The Many Interpreters of IFRS

After the International Accounting Standards Board hands off its rules to companies, who ensures the consistency of their application?

Still, European companies privy to SEC inquiries are often taken aback at the U.S. regulator’s heavy-handed questions, according to Andrew Bernstein, a partner in Cleary Gottlieb’s Paris office. In fact, they are often “offended” that they have two regulatory bodies reviewing their financials. For example, former AstraZeneca CFO Jonathan Symonds accused the SEC of acting as a “judge and jury” over international companies’ financial statements after he and other European CFOs received extensive queries from the SEC about their IFRS-prepared filings.

At the same time, some companies have found the SEC’s questions to be informative. “A lot of the companies I represent say, when they get their SEC comment letters, ‘Boy, I don’t want to deal with all these questions,’” Bernstein told CFO.com. “But they also say, ‘These are good questions that we should have asked ourselves internally.’”

According to Koster, the SEC and the rest of the world are still in a transitional phase of getting used to looking at IFRS-prepared financial statements. Most of the questions that have arisen have been technical rather than interpretative issues, he adds.

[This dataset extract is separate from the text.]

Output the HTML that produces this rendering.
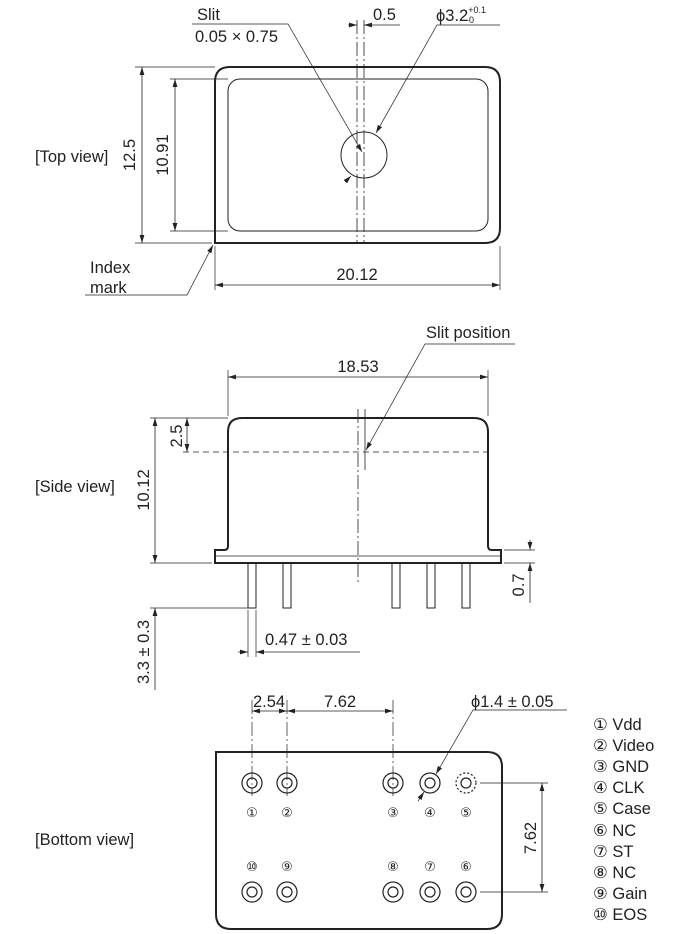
<!DOCTYPE html>
<html><head><meta charset="utf-8"><style>
html,body{margin:0;padding:0;background:#fff}
svg{display:block}
text{font-family:"Liberation Sans","DejaVu Sans",sans-serif;font-size:16.5px;fill:#222}
</style></head><body>
<svg width="700" height="934" viewBox="0 0 700 934" xmlns="http://www.w3.org/2000/svg">
<defs>
<marker id="a" viewBox="0 0 10 10" refX="10" refY="5" markerWidth="8" markerHeight="8" orient="auto-start-reverse" markerUnits="userSpaceOnUse"><path d="M0,2 L10,5 L0,8 z" fill="#222"/></marker>
</defs>
<g stroke="#222" fill="none" stroke-width="1">
<path d="M215,243 L215,82 Q215,67 230,67 L485,67 Q500,67 500,82 L500,228 Q500,243 485,243 Z" stroke-width="2"/>
<rect x="228" y="79" width="260" height="152" rx="12"/>
<circle cx="364" cy="155" r="23"/>
<line x1="357" y1="20" x2="357" y2="243" stroke-dasharray="14,3,2,3" stroke-width="0.8"/>
<line x1="364" y1="20" x2="364" y2="243" stroke-dasharray="14,3,2,3" stroke-width="0.8"/>
<line x1="135" y1="67" x2="215" y2="67" stroke-width="0.7"/>
<line x1="135" y1="243" x2="212" y2="243" stroke-width="0.7"/>
<line x1="142" y1="67" x2="142" y2="243" marker-start="url(#a)" marker-end="url(#a)" stroke-width="0.8"/>
<line x1="170" y1="79" x2="228" y2="79" stroke-width="0.7"/>
<line x1="170" y1="231" x2="228" y2="231" stroke-width="0.7"/>
<line x1="175" y1="79" x2="175" y2="231" marker-start="url(#a)" marker-end="url(#a)" stroke-width="0.8"/>
<line x1="215" y1="246" x2="215" y2="290" stroke-width="0.7"/>
<line x1="500" y1="246" x2="500" y2="290" stroke-width="0.7"/>
<line x1="215" y1="285" x2="500" y2="285" marker-start="url(#a)" marker-end="url(#a)" stroke-width="0.8"/>
<polyline points="192,24 288,24 362,152" stroke-width="0.7" marker-end="url(#a)"/>
<line x1="348" y1="25" x2="357" y2="25" marker-end="url(#a)" stroke-width="0.7"/>
<line x1="400" y1="25" x2="364" y2="25" marker-end="url(#a)" stroke-width="0.7"/>
<polyline points="500,25 437,25 376,133" stroke-width="0.7" marker-end="url(#a)"/>
<line x1="345" y1="182" x2="351" y2="176" stroke-width="0.7" marker-end="url(#a)"/>
<polyline points="85,295 187,295 213,245" stroke-width="0.7" marker-end="url(#a)"/>
<path d="M228,546 L228,432 Q228,418 242,418 L474,418 Q488,418 488,432 L488,546 Q488,550 492,550 L501,550 L501,563 L215,563 L215,550 L224,550 Q228,550 228,546 Z" stroke-width="2"/>
<line x1="215" y1="556" x2="501" y2="556" stroke-width="0.8"/>
<rect x="248" y="563" width="8" height="45"/>
<rect x="283" y="563" width="8" height="45"/>
<rect x="392" y="563" width="8" height="45"/>
<rect x="427" y="563" width="8" height="45"/>
<rect x="462" y="563" width="8" height="45"/>
<line x1="358" y1="409" x2="358" y2="582" stroke-dasharray="14,3,2,3" stroke-width="0.8"/>
<line x1="365" y1="409" x2="365" y2="470" stroke-width="0.8"/>
<line x1="183" y1="452" x2="492" y2="452" stroke-dasharray="6,4" stroke-width="0.7"/>
<line x1="228" y1="370" x2="228" y2="416" stroke-width="0.7"/>
<line x1="488" y1="370" x2="488" y2="416" stroke-width="0.7"/>
<line x1="228" y1="377" x2="488" y2="377" marker-start="url(#a)" marker-end="url(#a)" stroke-width="0.8"/>
<polyline points="515,344 425,344 366,450" stroke-width="0.7" marker-end="url(#a)"/>
<line x1="150" y1="418" x2="228" y2="418" stroke-width="0.7"/>
<line x1="150" y1="563" x2="212" y2="563" stroke-width="0.7"/>
<line x1="155" y1="418" x2="155" y2="563" marker-start="url(#a)" marker-end="url(#a)" stroke-width="0.8"/>
<line x1="187" y1="418" x2="187" y2="452" marker-start="url(#a)" marker-end="url(#a)" stroke-width="0.8"/>
<line x1="150" y1="608" x2="248" y2="608" stroke-width="0.7"/>
<line x1="155" y1="690" x2="155" y2="608" marker-end="url(#a)" stroke-width="0.8"/>
<line x1="504" y1="550" x2="535" y2="550" stroke-width="0.7"/>
<line x1="504" y1="563" x2="535" y2="563" stroke-width="0.7"/>
<line x1="530" y1="540" x2="530" y2="550" marker-end="url(#a)" stroke-width="0.8"/>
<line x1="530" y1="603" x2="530" y2="563" marker-end="url(#a)" stroke-width="0.8"/>
<line x1="248" y1="610" x2="248" y2="657" stroke-width="0.7"/>
<line x1="256" y1="610" x2="256" y2="657" stroke-width="0.7"/>
<line x1="238" y1="652" x2="248" y2="652" marker-end="url(#a)" stroke-width="0.7"/>
<line x1="360" y1="652" x2="256" y2="652" marker-end="url(#a)" stroke-width="0.7"/>
<path d="M216,752 L487,752 Q502,752 502,767 L502,914 Q502,929 487,929 L231,929 Q216,929 216,914 Z" stroke-width="2"/>
<g stroke-width="1.2">
<circle cx="252" cy="783" r="10"/><circle cx="252" cy="783" r="5"/>
<circle cx="287" cy="783" r="10"/><circle cx="287" cy="783" r="5"/>
<circle cx="393" cy="783" r="10"/><circle cx="393" cy="783" r="5"/>
<circle cx="430" cy="783" r="10"/><circle cx="430" cy="783" r="5"/>
<circle cx="466" cy="783" r="10" stroke-dasharray="2,2"/><circle cx="466" cy="783" r="5"/>
<circle cx="252" cy="892" r="10"/><circle cx="252" cy="892" r="5"/>
<circle cx="287" cy="892" r="10"/><circle cx="287" cy="892" r="5"/>
<circle cx="393" cy="892" r="10"/><circle cx="393" cy="892" r="5"/>
<circle cx="430" cy="892" r="10"/><circle cx="430" cy="892" r="5"/>
<circle cx="466" cy="892" r="10"/><circle cx="466" cy="892" r="5"/>
</g>
<line x1="252" y1="700" x2="252" y2="796" stroke-dasharray="14,3,2,3" stroke-width="0.7"/>
<line x1="287" y1="700" x2="287" y2="796" stroke-dasharray="14,3,2,3" stroke-width="0.7"/>
<line x1="393" y1="700" x2="393" y2="796" stroke-dasharray="14,3,2,3" stroke-width="0.7"/>
<line x1="252" y1="711" x2="287" y2="711" marker-start="url(#a)" marker-end="url(#a)" stroke-width="0.7"/>
<line x1="287" y1="711" x2="393" y2="711" marker-start="url(#a)" marker-end="url(#a)" stroke-width="0.7"/>
<polyline points="567,710 473,710 436,774" stroke-width="0.7" marker-end="url(#a)"/>
<line x1="418" y1="801" x2="424" y2="792" stroke-width="0.7" marker-end="url(#a)"/>
<line x1="480" y1="783" x2="548" y2="783" stroke-width="0.7"/>
<line x1="480" y1="892" x2="548" y2="892" stroke-width="0.7"/>
<line x1="542" y1="783" x2="542" y2="892" marker-start="url(#a)" marker-end="url(#a)" stroke-width="0.8"/>
</g>
<text x="197" y="20">Slit</text>
<text x="195" y="42">0.05 × 0.75</text>
<text x="373" y="20">0.5</text>
<text x="436" y="21">ϕ3.2<tspan style="font-size:9px" dy="-8">+0.1</tspan><tspan style="font-size:9px" dx="-20" dy="10">-0</tspan></text>
<text x="35" y="162">[Top view]</text>
<text transform="translate(135,155) rotate(-90)" text-anchor="middle">12.5</text>
<text transform="translate(168,155) rotate(-90)" text-anchor="middle">10.91</text>
<text x="357" y="280" text-anchor="middle">20.12</text>
<text x="90" y="273">Index</text>
<text x="90" y="293">mark</text>
<text x="426" y="338">Slit position</text>
<text x="358" y="372" text-anchor="middle">18.53</text>
<text x="35" y="492">[Side view]</text>
<text transform="translate(149,490) rotate(-90)" text-anchor="middle">10.12</text>
<text transform="translate(182,436) rotate(-90)" text-anchor="middle">2.5</text>
<text transform="translate(149,652) rotate(-90)" text-anchor="middle">3.3 ± 0.3</text>
<text transform="translate(524,585) rotate(-90)" text-anchor="middle">0.7</text>
<text x="265" y="645">0.47 ± 0.03</text>
<text x="269" y="707" text-anchor="middle">2.54</text>
<text x="340" y="707" text-anchor="middle">7.62</text>
<text x="471" y="707">ϕ1.4 ± 0.05</text>
<text transform="translate(536,838) rotate(-90)" text-anchor="middle">7.62</text>
<text x="35" y="845">[Bottom view]</text>
<text x="252" y="817" text-anchor="middle" style="font-size:13px">①</text>
<text x="287" y="817" text-anchor="middle" style="font-size:13px">②</text>
<text x="393" y="817" text-anchor="middle" style="font-size:13px">③</text>
<text x="430" y="817" text-anchor="middle" style="font-size:13px">④</text>
<text x="466" y="817" text-anchor="middle" style="font-size:13px">⑤</text>
<text x="252" y="871" text-anchor="middle" style="font-size:13px">⑩</text>
<text x="287" y="871" text-anchor="middle" style="font-size:13px">⑨</text>
<text x="393" y="871" text-anchor="middle" style="font-size:13px">⑧</text>
<text x="430" y="871" text-anchor="middle" style="font-size:13px">⑦</text>
<text x="466" y="871" text-anchor="middle" style="font-size:13px">⑥</text>
<text x="593" y="730">① Vdd</text>
<text x="593" y="751">② Video</text>
<text x="593" y="772">③ GND</text>
<text x="593" y="793">④ CLK</text>
<text x="593" y="814">⑤ Case</text>
<text x="593" y="836">⑥ NC</text>
<text x="593" y="857">⑦ ST</text>
<text x="593" y="878">⑧ NC</text>
<text x="593" y="899">⑨ Gain</text>
<text x="593" y="920">⑩ EOS</text>
</svg>
</body></html>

To be sure, the SEC is wielding some influence over the future of international standards by restricting the IFRS-based filings it does allow to those based on the IASB’s version of the rules and those that involve a home-country modification. By doing so, the commission is agreeing with IASB’s push to keep the standards clean and promoting the concept of a single set of globally accepted accounting standards. Critics of the reconciliation-elimination proposal had wanted the SEC to broaden its allowance to the version of IFRS approved by the European Union.

The creeping influence of the SEC on foreign companies’ financial affairs and its push for bringing the international standards into the United States has generated some fear over the commission’s motives. IASB chairman David Tweedie acknowledged to CFO.com recently that Europeans worry the SEC aims to become the world’s regulator, as evidenced for example by its search for an overseas office. However, according to SEC spokesman John Nester, the office would be used for travel purposes for staffers attending meetings rather than as a far-flung location for overseeing or enforcing SEC policies.

These concerns about the SEC are unwarranted, according to Campos, who recently resigned as SEC commissioner after spending his five-year tenure as a liaison between the U.S. regulator and its international counterparts. The SEC’s goals do not include recognition as a world regulator, he told CFO.com.

Moreover, Campos notes that while Europeans pushed for the elimination of the GAAP reconciliation requirement, they are recoiling at the SEC’s other IFRS-related proposal to give U.S. companies the option of using IFRS rather than U.S. GAAP. “For no particular reason, they worry that the U.S. is trying to capture IFRS and make it into something that is more like U.S. GAAP, something that is more in U.S. control,” he says. “That is not the case.”

In truth, the SEC is trying to respond to its registrants that have a global presence and may find using IFRS more practical to use than GAAP as they continue to do business abroad, Campos says. For that reason, he predicts the SEC will give U.S. companies the option of using IFRS before the convergence project is completed.